Every time someone comes to the store, Wayne’s floor staff are trained to listen out for a way to minister to them. If the customer is buying a bed, maybe it’s because they have a bad back. In that case, the staff member would reveal that this is a Christian organisation and, with their permission, they would like to pray for healing as well as sell them a bed.

“Then he trains his truck drivers when they drop off the furniture to be listening to the conversations of people and, if they complain about something or they see a need they have, the truck drivers say ‘hey, we’re a Christian organisation, we believe in prayer and if it’s OK with you we’d like to pray with you,’” explains Paul Bartlett, senior minister of Lighthouse Church in Wollongong.

“He probably leads more people to Christ through his business than we do on Sunday.”

Bartlett urges all the business people in his congregation to view their businesses as like the well that attracted the Samaritan woman – she came for something natural but, thanks to her encounter with Jesus, she left with something supernatural.

Bartlett has written a book called Thank God It’s Monday, based on his belief that the way to reach a secular nation such as Australia is not by trying to get people to come to church but rather empowering church-goers to see their Monday-to-Friday world as their calling.

“You should be able to go into any sphere of society, even if it’s non-Christian, and you’re in no danger of becoming like them but they’re absolutely in danger of becoming like you.” – Paul Bartlett

“My message is Australians aren’t waking up Sunday morning thinking, ‘What’s a great church I could go to today?’ It’s not on their radar,” he says.

“We’ve gone from outreach to engagement; we’ve gone from Sunday to Monday – it’s a different way of thinking.

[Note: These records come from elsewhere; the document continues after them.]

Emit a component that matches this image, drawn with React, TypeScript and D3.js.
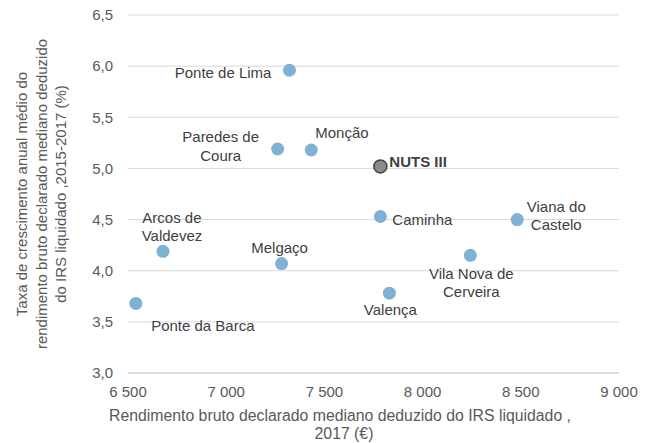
import React from "react";
import * as d3 from "d3";

const names = ["Ponte de Lima", "Paredes de Coura", "Monção", "Caminha", "Viana do Castelo", "Vila Nova de Cerveira", "Valença", "Arcos de Valdevez", "Melgaço", "Ponte da Barca"];
const incomes = [7322, 7262, 7433, 7785, 8482, 8243, 7831, 6678, 7282, 6540];
const growth = [5.96, 5.19, 5.18, 4.53, 4.50, 4.15, 3.78, 4.19, 4.07, 3.68];
const nuts = { name: "NUTS III", income: 7785, growth: 5.02 };
const xTicks = [6500, 7000, 7500, 8000, 8500, 9000];
const yTicks = [3.0, 3.5, 4.0, 4.5, 5.0, 5.5, 6.0, 6.5];

// label layout: lines, dx, dy (relative to point), anchor
const labelLayout: Record<string, { lines: string[]; dx: number; dy: number; anchor: string }> = {
  "Ponte de Lima": { lines: ["Ponte de Lima"], dx: -18, dy: 3, anchor: "end" },
  "Paredes de Coura": { lines: ["Paredes de", "Coura"], dx: -57, dy: -12, anchor: "middle" },
  "Monção": { lines: ["Monção"], dx: 4, dy: -17, anchor: "start" },
  "Caminha": { lines: ["Caminha"], dx: 12, dy: 3, anchor: "start" },
  "Viana do Castelo": { lines: ["Viana do", "Castelo"], dx: 39, dy: -13, anchor: "middle" },
  "Vila Nova de Cerveira": { lines: ["Vila Nova de", "Cerveira"], dx: 1, dy: 18, anchor: "middle" },
  "Valença": { lines: ["Valença"], dx: 1, dy: 17, anchor: "middle" },
  "Arcos de Valdevez": { lines: ["Arcos de", "Valdevez"], dx: 9, dy: -34, anchor: "middle" },
  "Melgaço": { lines: ["Melgaço"], dx: -2, dy: -16, anchor: "middle" },
  "Ponte da Barca": { lines: ["Ponte da Barca"], dx: 67, dy: 22, anchor: "middle" },
};

const W = 646, H = 443;
const font = "'Liberation Sans', Arial, sans-serif";

export default function App() {
  const x = d3.scaleLinear().domain([6500, 9000]).range([128, 619]);
  const y = d3.scaleLinear().domain([3.0, 6.5]).range([373, 15]);
  const fmtX = (v: number) => d3.format(",")(v).replace(",", " ");
  const fmtY = (v: number) => v.toFixed(1).replace(".", ",");
  const midY = (y(3.0) + y(6.5)) / 2;
  return (
    <svg width={W} height={H} style={{ position: "absolute", left: 0, top: 0, fontFamily: font }}>
      <rect width={W} height={H} fill="#fff" />
      {yTicks.map((t) => (
        <g key={t}>
          <line x1={x(6500)} x2={x(9000)} y1={y(t)} y2={y(t)} stroke={t === 3.0 ? "#bfbfbf" : "#d9d9d9"} strokeWidth={1} />
          <text x={113} y={y(t)} dy="0.35em" textAnchor="end" fontSize={15} fill="#595959">{fmtY(t)}</text>
        </g>
      ))}
      {xTicks.map((t) => (
        <text key={t} x={x(t)} y={392} dy="0.35em" textAnchor="middle" fontSize={15} fill="#595959">{fmtX(t)}</text>
      ))}
      <text x={340} y={415} dy="0.35em" textAnchor="middle" fontSize={15.8} fill="#595959">Rendimento bruto declarado mediano deduzido do IRS liquidado ,</text>
      <text x={344} y={433} dy="0.35em" textAnchor="middle" fontSize={15.8} fill="#595959">2017 (€)</text>
      <g transform={`translate(0, ${midY}) rotate(-90)`} fontSize={15} fill="#595959" textAnchor="middle">
        <text x={0} y={22} dy="0.35em">Taxa de crescimento anual médio do</text>
        <text x={0} y={41.5} dy="0.35em">rendimento bruto declarado mediano deduzido</text>
        <text x={0} y={61} dy="0.35em">do IRS liquidado ,2015-2017 (%)</text>
      </g>
      {names.map((n, i) => {
        const cx = x(incomes[i]);
        const cy = y(growth[i]);
        const l = labelLayout[n];
        return (
          <g key={n}>
            <circle cx={cx} cy={cy} r={6.5} fill="#7fb1d5" />
            <text x={cx + l.dx} y={cy + l.dy} textAnchor={l.anchor} fontSize={15} fill="#404040">
              {l.lines.map((line, k) => (
                <tspan key={k} x={cx + l.dx} dy={k === 0 ? "0.35em" : 18.5}>{line}</tspan>
              ))}
            </text>
          </g>
        );
      })}
      <circle cx={x(nuts.income)} cy={y(nuts.growth)} r={6.5} fill="#8c8c8c" stroke="#404040" strokeWidth={1.5} />
      <text x={x(nuts.income) + 9} y={y(nuts.growth) - 4.5} dy="0.35em" fontSize={15} fontWeight="bold" fill="#404040">{nuts.name}</text>
    </svg>
  );
}
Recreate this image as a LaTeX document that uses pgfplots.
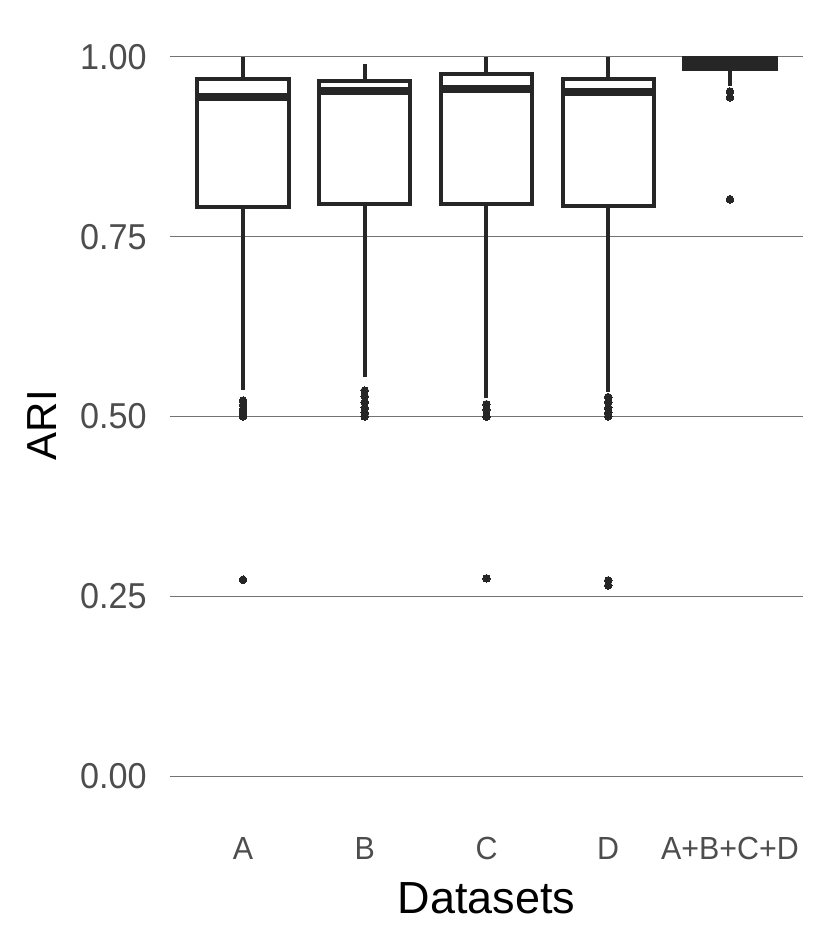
\documentclass[border=0pt]{standalone}
\usepackage{fontspec}
\setmainfont{Liberation Sans}
\newfontfamily\tickfont[FakeStretch=0.95]{Liberation Sans}
\usepackage{pgfplots}
\pgfplotsset{compat=1.18}
\usepgfplotslibrary{statistics}
\definecolor{boxc}{HTML}{262626}
\definecolor{tickc}{HTML}{4D4D4D}
\begin{document}
\begin{tikzpicture}
\path[use as bounding box] (-85pt,-66pt) rectangle (328pt,406pt);
\begin{axis}[
  scale only axis, width=316.5pt, height=395.5pt,
  at={(0,0)}, anchor=south west,
  xmin=0.4, xmax=5.6, ymin=-0.05, ymax=1.05,
  boxplot/draw direction=y,
  axis line style={draw=none},
  major tick length=0pt, tick style={draw=none},
  ytick={0,0.25,0.5,0.75,1},
  xtick={1,2,3,4,5},
  xticklabels={A,B,C,D,A+B+C+D},
  ymajorgrids, grid style={black!55, line width=0.5pt},
  /pgf/number format/assume math mode=true,
  y tick label style={/pgf/number format/fixed,/pgf/number format/fixed zerofill,/pgf/number format/precision=2},
  tick label style={text=tickc, inner sep=0pt},
  yticklabel style={anchor=east, xshift=-11.5pt, font=\tickfont\fontsize{18}{21}\selectfont},
  xticklabel style={anchor=north, yshift=-12.3pt, font=\tickfont\fontsize{16}{19}\selectfont},
  xlabel={Datasets}, ylabel={ARI},
  label style={text=black},
  xlabel style={at={([yshift=-43pt]axis description cs:0.5,0)}, anchor=center, font=\fontsize{22.5}{27}\selectfont},
  ylabel style={at={([xshift=-64pt]axis description cs:0,0.489)}, anchor=center, font=\fontsize{21}{25}\selectfont},
  clip=false,
]
\pgfplotsset{
  bx/.style={draw=boxc, fill=white, line width=2pt, mark=*, mark size=1.9pt,
    mark options={fill=boxc, draw=boxc, line width=0pt}},
}
\addplot[bx, boxplot prepared={draw position=1, lower whisker=0.537, lower quartile=0.792, median=0.944, upper quartile=0.969, upper whisker=1.0, box extend=0.75, whisker extend=0, every median/.style={line width=4pt}}]
  table[row sep=\\, y index=0] {0.273\\0.500\\0.505\\0.510\\0.516\\0.522\\};
\addplot[bx, boxplot prepared={draw position=2, lower whisker=0.555, lower quartile=0.796, median=0.952, upper quartile=0.967, upper whisker=0.990, box extend=0.75, whisker extend=0, every median/.style={line width=4pt}}]
  table[row sep=\\, y index=0] {0.500\\0.505\\0.512\\0.520\\0.528\\0.536\\};
\addplot[bx, boxplot prepared={draw position=3, lower whisker=0.526, lower quartile=0.795, median=0.955, upper quartile=0.976, upper whisker=1.0, box extend=0.75, whisker extend=0, every median/.style={line width=4pt}}]
  table[row sep=\\, y index=0] {0.275\\0.500\\0.510\\0.517\\};
\addplot[bx, boxplot prepared={draw position=4, lower whisker=0.534, lower quartile=0.793, median=0.951, upper quartile=0.969, upper whisker=1.0, box extend=0.75, whisker extend=0, every median/.style={line width=4pt}}]
  table[row sep=\\, y index=0] {0.265\\0.272\\0.500\\0.505\\0.512\\0.520\\0.527\\};
\addplot[bx, boxplot prepared={draw position=5, lower whisker=0.959, lower quartile=0.983, median=0.992, upper quartile=0.999, upper whisker=1.0, box extend=0.75, whisker extend=0, every median/.style={line width=4pt}}]
  table[row sep=\\, y index=0] {0.802\\0.944\\0.952\\};
\end{axis}
\end{tikzpicture}
\end{document}
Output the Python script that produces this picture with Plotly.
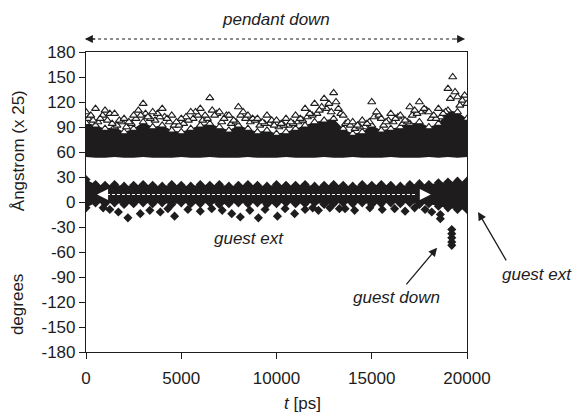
import plotly.graph_objects as go

# time bins (ps), 500 ps apart
t_bins = list(range(0, 20001, 500))
t_mid = list(range(250, 20000, 500))
t_q1 = list(range(125, 20000, 500))
t_q3 = list(range(375, 20000, 500))

# triangles: distance (Angstrom x 25)
tri_bot = [54, 53, 53, 54, 53, 53, 54, 53, 53, 53, 54, 53, 53, 54, 53, 53, 53, 54, 53, 53, 53,
           54, 53, 53, 53, 54, 53, 53, 54, 53, 53, 53, 54, 53, 53, 53, 54, 53, 54, 53, 54]
tri_top = [95, 92, 88, 90, 84, 88, 96, 90, 92, 86, 84, 88, 92, 94, 90, 86, 92, 88, 84, 86, 82,
           84, 88, 92, 96, 98, 100, 88, 82, 84, 92, 86, 88, 90, 94, 96, 90, 94, 110, 108, 100]
tri_peak = [108, 112, 110, 106, 100, 104, 118, 108, 112, 104, 100, 108, 112, 125, 108, 104, 114,
            104, 100, 104, 98, 100, 104, 112, 118, 124, 131, 104, 96, 98, 120, 100, 106, 104, 114,
            120, 108, 112, 136, 126, 118]
tri_mid = [104, 100, 106, 98, 96, 110, 102, 106, 100, 96, 102, 108, 104, 104, 100, 98, 108, 100,
           96, 98, 94, 96, 100, 106, 110, 118, 112, 96, 92, 94, 108, 96, 100, 98, 110, 112, 104,
           106, 150, 122]
tri_q1 = [100, 96, 98, 92, 90, 100, 106, 98, 102, 92, 94, 100, 98, 110, 96, 94, 104, 96, 92, 94,
          90, 92, 96, 102, 106, 112, 120, 94, 88, 90, 102, 92, 96, 94, 104, 108, 100, 102, 124, 116]
tri_q3 = [98, 104, 94, 96, 94, 104, 100, 102, 96, 92, 98, 104, 100, 106, 104, 96, 100, 98, 94, 92,
          92, 94, 98, 104, 114, 108, 106, 92, 90, 96, 104, 98, 102, 96, 106, 110, 100, 108, 132, 128]

# diamonds: angle (degrees)
dia_top = [27, 21, 20, 21, 19, 20, 21, 20, 19, 21, 20, 19, 21, 20, 21, 19, 20, 21, 20, 19, 21,
           20, 20, 21, 19, 20, 21, 20, 19, 21, 20, 21, 20, 19, 21, 22, 21, 23, 24, 25, 25]
dia_bot = [-7, -1, -2, -1, -3, -2, -1, -2, -1, -3, -1, -2, -2, -1, -3, -2, -1, -2, -1, -3, -2,
           -1, -2, -2, -1, -3, -2, -1, -2, -1, -3, -2, -1, -2, -1, -3, -2, -5, -7, -9, -9]
spike_t = [900, 1250, 1700, 2200, 2850, 3350, 3900, 4300, 4650, 5350, 6000, 6600, 7150, 7650,
           8100, 8600, 9050, 9400, 10050, 10450, 10950, 11500, 11900, 12200, 12800, 13300, 13600,
           14100, 14900, 15550, 16200, 16750, 17250, 17800, 18150, 18600, 18600, 19200, 19200,
           19200, 19200, 19200]
spike_v = [-7, -9, -12, -19, -14, -10, -12, -8, -17, -9, -11, -8, -10, -14, -18, -10, -19, -9,
           -17, -8, -14, -9, -7, -10, -7, -8, -8, -10, -7, -9, -8, -11, -7, -9, -12, -15, -20,
           -33, -38, -43, -48, -52]

x_ticks = [0, 5000, 10000, 15000, 20000]
y_ticks = list(range(-180, 181, 30))

INK = '#1e1c1c'
FONT = 'Liberation Sans, Arial, sans-serif'

fig = go.Figure()

# dense triangle band
fig.add_trace(go.Scatter(x=t_bins, y=tri_bot, mode='lines', line=dict(width=0), showlegend=False))
fig.add_trace(go.Scatter(x=t_bins, y=tri_top, mode='lines', line=dict(width=0), fill='tonexty',
                         fillcolor=INK, showlegend=False))
tri_marker = dict(symbol='triangle-up', size=7, color='white', line=dict(color=INK, width=1.1))
for xs, ys in [(t_bins, tri_top), (t_q1, tri_q1), (t_q3, tri_q3), (t_mid, tri_mid),
               (t_bins, tri_peak)]:
    fig.add_trace(go.Scatter(x=xs, y=ys, mode='markers', marker=tri_marker, showlegend=False))

# dense diamond band
fig.add_trace(go.Scatter(x=t_bins, y=dia_bot, mode='lines', line=dict(width=0), showlegend=False))
fig.add_trace(go.Scatter(x=t_bins, y=dia_top, mode='lines', line=dict(width=0), fill='tonexty',
                         fillcolor=INK, showlegend=False))
dia_marker = dict(symbol='diamond', size=7, color=INK, line=dict(width=0))
for xs, ys in [(t_bins, dia_top), (t_bins, dia_bot), (spike_t, spike_v)]:
    fig.add_trace(go.Scatter(x=xs, y=ys, mode='markers', marker=dia_marker, showlegend=False))

fig.update_xaxes(range=[0, 20000], tickvals=x_ticks, ticktext=[str(v) for v in x_ticks],
                 ticks='outside', ticklen=6, tickcolor=INK, showline=True, linecolor=INK,
                 linewidth=1.2, mirror=True, showgrid=False, zeroline=False,
                 ticklabelstandoff=4)
fig.update_yaxes(range=[-180, 180], tickvals=y_ticks, ticktext=[str(v) for v in y_ticks],
                 ticks='outside', ticklen=6, tickcolor=INK, showline=True, linecolor=INK,
                 linewidth=1.2, mirror=True, showgrid=False, zeroline=False)

ital = dict(family=FONT, size=17, color=INK)
plain = dict(family=FONT, size=17, color=INK)
arrow = dict(text='', showarrow=True, arrowhead=2, arrowsize=1.3, arrowwidth=1.3, arrowcolor=INK)
anns = [
    dict(text='<i>pendant down</i>', xref='paper', yref='paper', x=0.499, y=1.107,
         showarrow=False, font=ital),
    dict(text='<i>guest ext</i>', x=8560, y=-44, showarrow=False, font=ital),
    dict(text='<i>guest down</i>', x=16275, y=-114, showarrow=False, font=ital),
    dict(text='<i>guest ext</i>', xref='paper', yref='paper', x=1.184, y=0.26,
         showarrow=False, font=ital),
    # arrows
    dict(arrow, x=18430, y=-55, ax=-32, ay=38),
    dict(arrow, xref='paper', yref='paper', x=1.029, y=0.467, ax=29, ay=50),
    # top double arrow heads
    dict(text='', xref='paper', yref='paper', x=-0.003, y=1.0433, ax=12, ay=0, showarrow=True,
         arrowhead=2, arrowsize=1.6, arrowwidth=1, arrowcolor=INK),
    dict(text='', xref='paper', yref='paper', x=0.995, y=1.0433, ax=-12, ay=0, showarrow=True,
         arrowhead=2, arrowsize=1.6, arrowwidth=1, arrowcolor=INK),
    # white arrow heads in the diamond band
    dict(text='', x=580, y=9, ax=12, ay=0, showarrow=True, arrowhead=2, arrowsize=2.2,
         arrowwidth=1, arrowcolor='white'),
    dict(text='', x=18100, y=9, ax=-12, ay=0, showarrow=True, arrowhead=2, arrowsize=2.2,
         arrowwidth=1, arrowcolor='white'),
    # axis titles
    dict(text='Ångstrom (x 25)', xref='paper', yref='paper', x=-0.178, y=0.67, textangle=-90,
         showarrow=False, font=plain),
    dict(text='degrees', xref='paper', yref='paper', x=-0.178, y=0.157, textangle=-90,
         showarrow=False, font=plain),
    dict(text='<i>t</i> [ps]', xref='paper', yref='paper', x=0.567, y=-0.172,
         showarrow=False, font=plain),
]
for a in anns:
    if not a.get('showarrow', True):
        a['xanchor'] = 'center'
        a['yanchor'] = 'middle'

fig.update_layout(
    width=581, height=416,
    margin=dict(l=78, r=122, t=44, b=72),
    paper_bgcolor='white', plot_bgcolor='white',
    font=dict(family=FONT, size=17, color=INK),
    annotations=anns,
    shapes=[
        dict(type='line', xref='paper', yref='paper', x0=0.0, x1=0.99, y0=1.0433, y1=1.0433,
             line=dict(color=INK, width=1, dash='dot')),
        dict(type='line', x0=1100, x1=17300, y0=9, y1=9,
             line=dict(color='white', width=1, dash='3px,2px')),
    ],
)

fig.write_html("out.html")
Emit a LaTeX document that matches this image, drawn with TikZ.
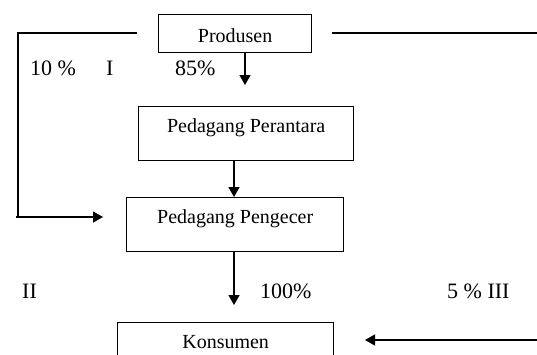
\documentclass[tikz,border=0pt]{standalone}
\usepackage{fontspec}
\setmainfont{Liberation Serif}
\usetikzlibrary{arrows.meta}
\begin{document}
\begin{tikzpicture}[x=1pt,y=-1pt,
  boxnode/.style={draw,line width=1.3pt,inner sep=0pt,anchor=north west,
    font=\fontsize{20}{24}\selectfont,text height=13pt,text depth=15pt},
  lbl/.style={anchor=base west,inner sep=0pt,font=\fontsize{22}{26}\selectfont},
  conn/.style={line width=1.3pt},
  arr/.style={conn,-{Triangle[length=10pt,width=11pt]}}]
\clip (0,0) rectangle (537,354);
\node[boxnode,minimum width=153pt,minimum height=38pt,text height=18pt,text depth=0pt] (prod) at (158,14) {Produsen};
\node[boxnode,minimum width=215pt,minimum height=54pt] (pera) at (138,106) {Pedagang Perantara};
\node[boxnode,minimum width=217pt,minimum height=54pt] (peng) at (126,197) {Pedagang Pengecer};
\node[boxnode,minimum width=216pt,minimum height=54pt] (kons) at (117,322) {Konsumen};
% labels
\node[lbl] (l10) at (30,75) {10 \%};
\node[lbl] (lI) at (106,75) {I};
\node[lbl] (l85) at (175,75) {85\%};
\node[lbl] (lII) at (22,298) {II};
\node[lbl] (l100) at (260,298) {100\%};
\node[lbl] (l5) at (447,298) {5 \% III};
% free ends
\coordinate (tla) at (137,33);
\coordinate (tlb) at (18,33);
\coordinate (tlc) at (18,217);
\coordinate (la) at (16,217);
\coordinate (lb) at (103,217);
\coordinate (tra) at (332,33);
\coordinate (trb) at (540,33);
\coordinate (ra) at (540,340);
\coordinate (rb) at (365,340);
\coordinate (a1) at (245,85);
\coordinate (a3) at (234,305);
% connectors
\draw[conn] (tla) -- (tlb) -- (tlc);
\draw[arr] (la) -- (lb);
\draw[conn] (tra) -- (trb);
\draw[arr] (ra) -- (rb);
\draw[arr] (prod.south -| a1) -- (a1);
\draw[arr] (pera.south -| a3) -- (peng.north -| a3);
\draw[arr] (peng.south -| a3) -- (a3);
\end{tikzpicture}
\end{document}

We love Sundays but, really, most people are living out their lives every other day of the week.”

Bartlett says he actively discourages outreach because it’s based on programmes and calendar dates.

“What we’re saying is, ‘There’s no switch,’ so as a pastor I don’t need to rally a programme for you to engage with the community; you just need to go to work or join the local sporting club.”

As senior minister of Lighthouse Church for 17 years, Bartlett has inverted the spiritual rubrics he grew up with. He says he was brought up to stay away from non-Christians because they were heathens. “We say, ‘listen, you should be able to go into any sphere of society, even if it’s non-Christian, and you’re in no danger of becoming like them but they’re absolutely in danger of becoming like you.’”

“Whatever the community were doing, they did it with them.” – Paul Bartlett

No one at Lighthouse Church is allowed to be a “pew sitter.” Every six weeks Bartlett conducts water baptisms and without exception, he says, it will be the first time he has seen the new converts.

“I have never seen these people in my life. Somebody has discipled them, led them to the Lord and the water baptism is the first time they have been in church,” he says.

As well as the main campus, Lighthouse Church has two experimental locations, both led by couples who were saved in the church over the past ten years. But rather than replicating the city model, the young couple who started the northern campus lived in the suburb for two years before starting a church service.

“This couple joined the local neighbourhood centre and became volunteers, served there, got to know the local people, joined the surf club; whatever the community were doing they did it with them,” Bartlett explains.

“Lighthouse is known as a large church in the region. I didn’t want the community to think, ‘Oh yeah, Lighthouse thinks they’re here to save us’. The community is already suspicious of us, all of us – they know why we’re there. So we did it the other way. We got to know the community first and then when we felt the timing was right we started the service.”

This service, however, was like a TED talk with food and a Q&A session – there is no singing. Instead of trying to cram everything into one service – praise and worship, preaching the gospel, discipling everybody and getting to know people – they deconstructed the four elements of church and did one each week.

“For evangelism, for example, we do a thing called Bread and Wine – so real wine, real bread, tapas – $20 a head. We hire a cafe, and we get 35 completely non-Christians every time we do it.

“My young pastor – he’s only 30, bit a of surfer, great conversational evangelist – sits on a stool and he teaches on communion with real wine and tapas and he teaches ‘this is what God meant when he made a covenant with us.’”

“You can put flags out of the front of your church to say, ‘welcome home’ or we can actually build a facility that feels like home.” – Paul Bartlett

The church’s new southern campus is based in a renovated woolshed. “We bought one of the Illawarra’s most iconic old entertainment venues – it used to be a bush dance venue. Even Keith Urban before he was famous used to play there. We bought that about five or six years ago; we’ve just renovated it, kept it rustic and turned into a 24/7 community space. It’s got a cafe/restaurant, rentable spaces, and hundreds of people a day come through it. It’s open seven days a week, so when people walk into that space they have fond memories of turning up to the bush dance years ago and it’s literally like coming home,” Bartlett says.

“I always say you can put flags out of the front of your church to say, ‘welcome home’ or we can actually build a facility that feels like home.”

The church service is at 4pm on Sunday with praise and worship once a month and cafe-style church on the other weeks.

“We encourage our congregation to come at 3pm, when the public is still here, have a coffee, mingle with people, get to know them, build relationships, then we’ll start our one-hour TED-talk-ish ‘explore faith’ service with Q&A.”

Having refined his approach at Lighthouse, Bartlett is now influencing 1100 other Australian Christian Churches (ACC) across the nation as the denomination’s national leader for community engagement.

“The whole concept of Thank God it’s Monday is becoming a bit of a movement,” he says.

“I’m in four countries in Europe talking about it. I’m in the UK, Canada. There will always be a few mega-churches that will reach people by sheer size, but the vast majority of churches aren’t going to reach the community by running awesome Sundays. They’re going to do it by getting involved in the community and I think it’s resonating with 98 per cent of the churches in Australia.”